Regarding ECG, it should be noted that the same model ECG machine was not used to examine patients in all primary care clinics. For patients who were unable to have their ECG performed in primary care, all had their ECG made with a single model of ECG machine used at the hospital.

We would also like to address that current standards of measuring LVEF are only estimates of LVEF as they are based on echocardiographic estimation [9, 10]. This source of error could have been eliminated by 3D measurement of LVEF. Furthermore, in the planning of our study, we did not make a standardised echocardiography protocol specifying which measurements were required. Thus, we did not explore whether structural abnormalities or diastolic dysfunction may explain the symptoms of patients in the group with preserved LVEF (LVEF ≥ 50%). NT-pro-BNP could also have excluded heart failure if the patient did not have elevated levels of NT-pro-BNP.

Lastly, a layer of inter-observer variability may exist as the ECG assessments were handled by five cardiologists. Inter-observer variability might also be present in the performance of echocardiography. A previous systematic review [19] evaluated multiple studies of the Simpson biplane method for LVEF estimation and found inter-observer variation ranging from ± 15.4% to ± 18% and an intra-class correlation coefficient (ICC) of 0.79-0.94. Furthermore, intra-observer variation ranged from ± 3.95% to ± 12% and ICC from 0.92 to 0.97, suggesting reduced variability when a single investigator performs echocardiography. This study also suggested using 3D LVEF estimation as this seemed to reduce inter- and intra-observer variation alike [19].

Another study compared formal quantitative LVEF estimation methods, including the Simpson biplane method, with the visually estimated LVEF, the so-called “eyeballing” method, and found no statistically significant difference between formal methods and visual estimation [20].

CONCLUSION

The ECG is a satisfactory screening tool when it comes to ruling out heart failure with LVEF < 50% and may be a gatekeeping tool in patients referred to the cardiac outpatient clinic on suspicion of heart failure. Thus, an ECG may be used to prioritise between patients at referral, and it seems reasonable and safe to examine patients with an abnormal ECG before patients with a normal ECG.
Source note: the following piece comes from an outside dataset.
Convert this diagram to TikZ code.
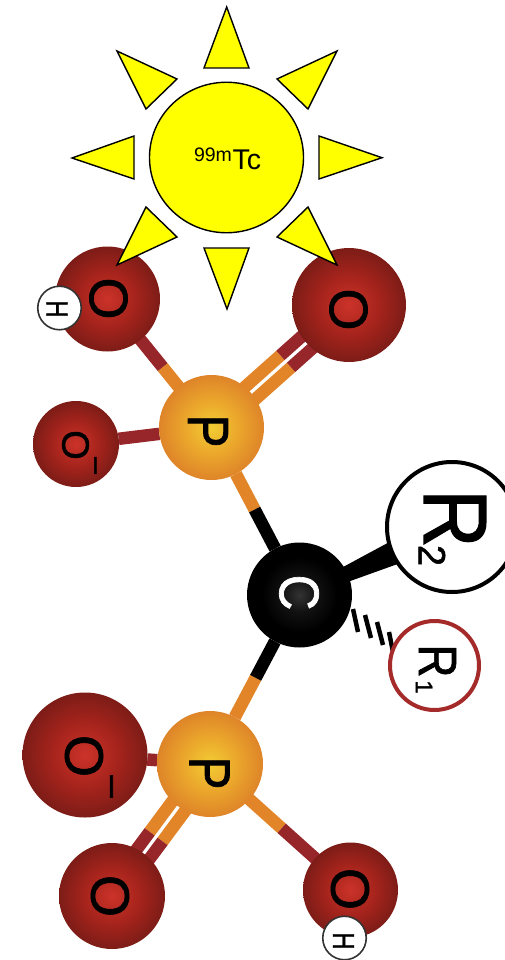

To correctly identify patients with LVEF < 50% by ECG, the cardiologist and the automated interpretation seem equal. Therefore, the automated interpretation may assist both the physician in a busy clinic and the physician without experience in interpreting ECGs. This study thus provides the physician with an extra screening tool to find the relevant patients once a suspicion of heart failure has been raised.